March 31, 2012
Former Bristol Myers CFO Settles SEC's "Channel-Stuffing" Charges
On March 27, 2012, a federal district court in New Jersey entered final judgments against Frederick S. Schiff, former CFO of Bristol-Myers Squibb Co. (Bristol Myers) and Richard J. Lane, former President of the Worldwide Medicines Group for Bristol Myers. According to the Commission’s complaint, for the period January 1, 2000 through December 31, 2001, Schiff and Lane deceived the investing public about the true performance, profitability and growth trends of Bristol Myers and at their direction, Bristol Myers engaged in a “channel-stuffing” scheme. The complaint alleged that Bristol Myers used financial incentives to induce wholesalers to buy its pharmaceutical products in excess of prescription demand in order to artificially inflate its results, which in turn was necessary in order to meet Bristol Myers’ internal earnings targets and the consensus earnings estimates of Wall Street securities analysts.

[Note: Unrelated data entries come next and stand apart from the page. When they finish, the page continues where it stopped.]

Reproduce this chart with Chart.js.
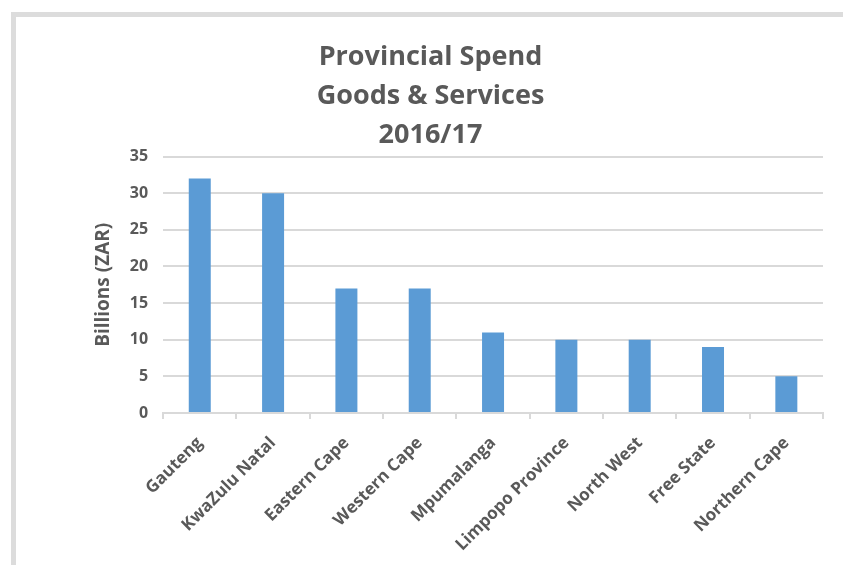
<!DOCTYPE html>
<html>
<head>
<meta charset="utf-8">
<style>
  html, body { margin: 0; padding: 0; background: #fff; overflow: hidden; }
  #frame {
    position: absolute; left: 11px; top: 12px; right: 0; bottom: 0;
    border-top: 5px solid #dcdcdc; border-left: 5px solid #dcdcdc;
  }
  #box { position: absolute; left: 0; top: 0; width: 827px; height: 548px; }
</style>
</head>
<body>
<div id="frame"><div id="box"><canvas id="spend_chart"></canvas></div></div>

<script src="https://cdn.jsdelivr.net/npm/chart.js"></script>
<script>
    const provinces = ['Gauteng', 'KwaZulu Natal', 'Eastern Cape', 'Western Cape', 'Mpumalanga',
        'Limpopo Province', 'North West', 'Free State', 'Northern Cape'];
    const spend = [32, 30, 17, 17, 11, 10, 10, 9, 5];
    const title_lines = ['Provincial Spend', 'Goods & Services', '2016/17'];
    const y_title = 'Billions (ZAR)';

    const grey = '#595959';
    const font = '"Open Sans", "Liberation Sans", sans-serif';

    const spend_chart = new Chart(document.getElementById('spend_chart'), {
        type: 'bar',
        data: {
            labels: provinces,
            datasets: [{
                label: 'Spend',
                data: spend,
                backgroundColor: '#5b9bd5',
                categoryPercentage: 1,
                barPercentage: 0.3,
            }]
        },
        options: {
            responsive: true,
            maintainAspectRatio: false,
            animation: false,
            layout: {
                padding: { left: 22, right: 20, top: 21, bottom: -4 }
            },
            plugins: {
                legend: { display: false },
                tooltip: { enabled: false },
                title: {
                    display: true,
                    text: title_lines,
                    color: grey,
                    font: { family: font, size: 27, weight: 'bold', lineHeight: 1.44 },
                    padding: { top: 0, bottom: 2 }
                }
            },
            scales: {
                x: {
                    grid: {
                        offset: true,
                        drawOnChartArea: false,
                        drawTicks: true,
                        tickLength: 6,
                        color: '#d9d9d9',
                        lineWidth: 2
                    },
                    border: { color: '#d9d9d9', width: 2 },
                    ticks: {
                        color: grey,
                        minRotation: 45,
                        maxRotation: 45,
                        autoSkip: false,
                        padding: 14,
                        font: { family: font, size: 17, weight: 'bold' }
                    }
                },
                y: {
                    min: 0,
                    max: 35,
                    grid: { color: '#d9d9d9', lineWidth: 2, drawTicks: false },
                    border: { display: false },
                    ticks: {
                        stepSize: 5,
                        color: grey,
                        padding: 15,
                        font: { family: font, size: 16, weight: 'bold' }
                    },
                    title: {
                        display: true,
                        text: y_title,
                        color: grey,
                        padding: { top: 54, bottom: 0 },
                        font: { family: font, size: 19, weight: 'bold' }
                    }
                }
            }
        }
    });
</script>
</body>
</html>
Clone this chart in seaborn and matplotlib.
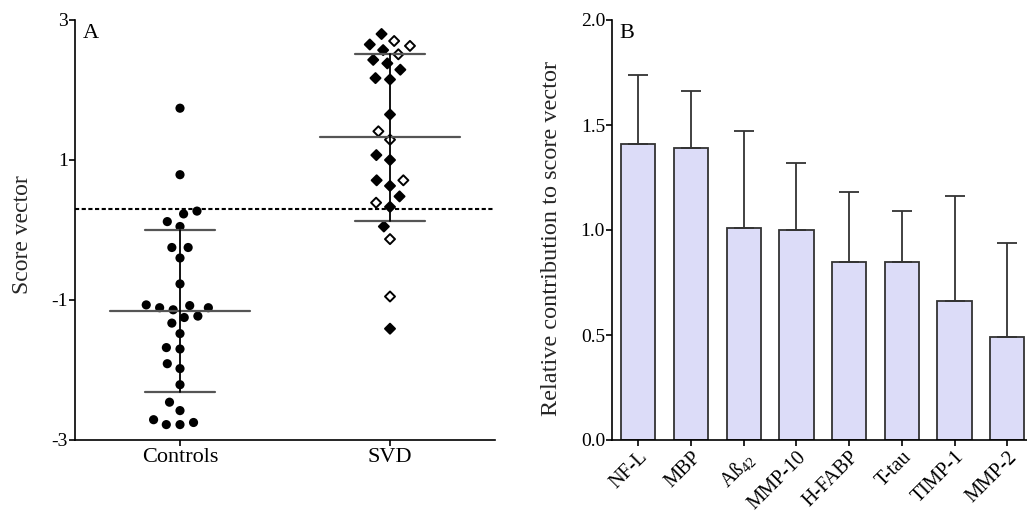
import numpy as np
import pandas as pd
import matplotlib
matplotlib.use("Agg")
import matplotlib.pyplot as plt
from matplotlib.path import Path
import seaborn as sns

# Panel A: score vector per subject
groups = ["Controls", "SVD"]
controls = [1.74, 0.79, 0.27, 0.23, 0.12, 0.05, -0.25, -0.25, -0.40, -0.77,
            -1.07, -1.08, -1.11, -1.11, -1.14, -1.23, -1.25, -1.33, -1.48,
            -1.68, -1.70, -1.91, -1.98, -2.21, -2.46, -2.58, -2.71, -2.75,
            -2.78, -2.78]
svd_filled = [2.80, 2.65, 2.57, 2.43, 2.38, 2.29, 2.17, 2.15, 1.65, 1.07,
              1.00, 0.71, 0.63, 0.48, 0.33, 0.05, -1.41]
svd_open = [2.70, 2.63, 2.51, 1.41, 1.29, 0.71, 0.39, -0.13, -0.95]
cutoff = 0.3

# Panel B: relative contribution of each marker
markers = ["NF-L", "MBP", "Aß$_{42}$", "MMP-10", "H-FABP", "T-tau", "TIMP-1", "MMP-2"]
contrib = [1.41, 1.39, 1.01, 1.00, 0.85, 0.85, 0.66, 0.49]
contrib_sd = [0.33, 0.27, 0.46, 0.32, 0.33, 0.24, 0.50, 0.45]

sns.set_style("ticks")
plt.rcParams["font.family"] = ["Liberation Serif", "DejaVu Serif"]
plt.rcParams["mathtext.fontset"] = "custom"
plt.rcParams["mathtext.rm"] = "Liberation Serif"
plt.rcParams["mathtext.it"] = "Liberation Serif:italic"
plt.rcParams["axes.unicode_minus"] = False
plt.rcParams["axes.linewidth"] = 1.2
plt.rcParams["axes.edgecolor"] = "black"
plt.rcParams["text.color"] = "black"
plt.rcParams["xtick.color"] = "black"
plt.rcParams["ytick.color"] = "black"

# diamond drawn a bit smaller than its box, so the swarm spreads wider
k = 0.42
diamond = Path([(0.5, 0), (0, k), (k, 0), (0, -k), (-k, 0), (0, k)],
               [Path.MOVETO, Path.MOVETO, Path.LINETO, Path.LINETO,
                Path.LINETO, Path.CLOSEPOLY])

W, H = 1027, 515
fig = plt.figure(figsize=(W / 100, H / 100), dpi=100)
axA = fig.add_axes([75 / W, 75 / H, 420 / W, 420 / H])
axB = fig.add_axes([612 / W, 75 / H, 421.6 / W, 420 / H])

# ---- Panel A
ctrl_df = pd.DataFrame({"group": "Controls", "score": controls})
sns.swarmplot(data=ctrl_df, x="group", y="score", order=groups, color="black",
              size=6.6, linewidth=2.8, edgecolor="none", ax=axA)

svd_df = pd.DataFrame({
    "group": "SVD",
    "score": svd_filled + svd_open,
    "kind": ["filled"] * len(svd_filled) + ["open"] * len(svd_open),
})
sns.swarmplot(data=svd_df, x="group", y="score", hue="kind", order=groups,
              palette={"filled": "black", "open": "white"}, marker=diamond,
              size=8.6, linewidth=1.4, edgecolor="black", legend=False, ax=axA)

for i, vals in enumerate([controls, svd_filled + svd_open]):
    m = np.mean(vals)
    sd = np.std(vals, ddof=1)
    axA.plot([i - 0.333, i + 0.333], [m, m], color="#555555", lw=1.6, zorder=4)
    axA.plot([i - 0.167, i + 0.167], [m - sd, m - sd], color="#555555", lw=1.6, zorder=4)
    axA.plot([i - 0.167, i + 0.167], [m + sd, m + sd], color="#555555", lw=1.6, zorder=4)
    axA.plot([i, i], [m - sd, m + sd], color="black", lw=1.3, zorder=4)

axA.axhline(cutoff, color="black", lw=1.5, ls=(0, (2, 1.2)), zorder=2)

axA.set_xlim(-0.5, 1.5)
axA.set_ylim(-3, 3)
axA.set_yticks([-3, -1, 1, 3])
axA.set_xlabel("")
axA.set_ylabel("Score vector", fontsize=17)
axA.yaxis.set_label_coords(-0.1, 0.49)
axA.tick_params(axis="y", labelsize=14, length=4, width=1.2, pad=1)
axA.tick_params(axis="x", labelsize=16, length=4, width=1.2, pad=2)
axA.text(0.019, 0.99, "A", transform=axA.transAxes, fontsize=16, va="top", ha="left")
sns.despine(ax=axA)

# ---- Panel B
b_df = pd.DataFrame({"marker": markers, "contrib": contrib})
sns.barplot(data=b_df, x="marker", y="contrib", color="#dcdcf8", saturation=1,
            edgecolor="#333333", linewidth=1.3, width=0.65, ax=axB)
axB.errorbar(np.arange(len(markers)), contrib,
             yerr=[np.zeros(len(markers)), contrib_sd], fmt="none",
             ecolor="#333333", elinewidth=1.3, capsize=7, capthick=1.3, zorder=1)

axB.set_xlim(-0.5, len(markers) - 0.5)
axB.set_ylim(0, 2.0)
axB.set_yticks([0.0, 0.5, 1.0, 1.5, 2.0])
axB.set_yticklabels([f"{v:.1f}" for v in [0.0, 0.5, 1.0, 1.5, 2.0]])
axB.set_xlabel("")
axB.set_ylabel("Relative contribution to score vector", fontsize=17.5)
axB.yaxis.set_label_coords(-0.119, 0.48)
axB.tick_params(axis="y", labelsize=14, length=4, width=1.2, pad=1)
axB.tick_params(axis="x", labelsize=14.5, length=4, width=1.2, pad=1.5)
plt.setp(axB.get_xticklabels(), rotation=45, ha="right", rotation_mode="anchor")
axB.text(0.017, 0.99, "B", transform=axB.transAxes, fontsize=16, va="top", ha="left")
sns.despine(ax=axB)

fig.savefig("out.png", dpi=100)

Schiff and Lane consented to the entry of the final judgments without admitting or denying the allegations of the Commission’s complaint. Schiff is required to pay disgorgement plus prejudgment interest totaling $130,992, and is barred from serving as an officer or director of a public company for one year. Lane is required to pay disgorgement plus prejudgment interest totaling $36,750, and is barred from serving as an officer or director of a public company for one year.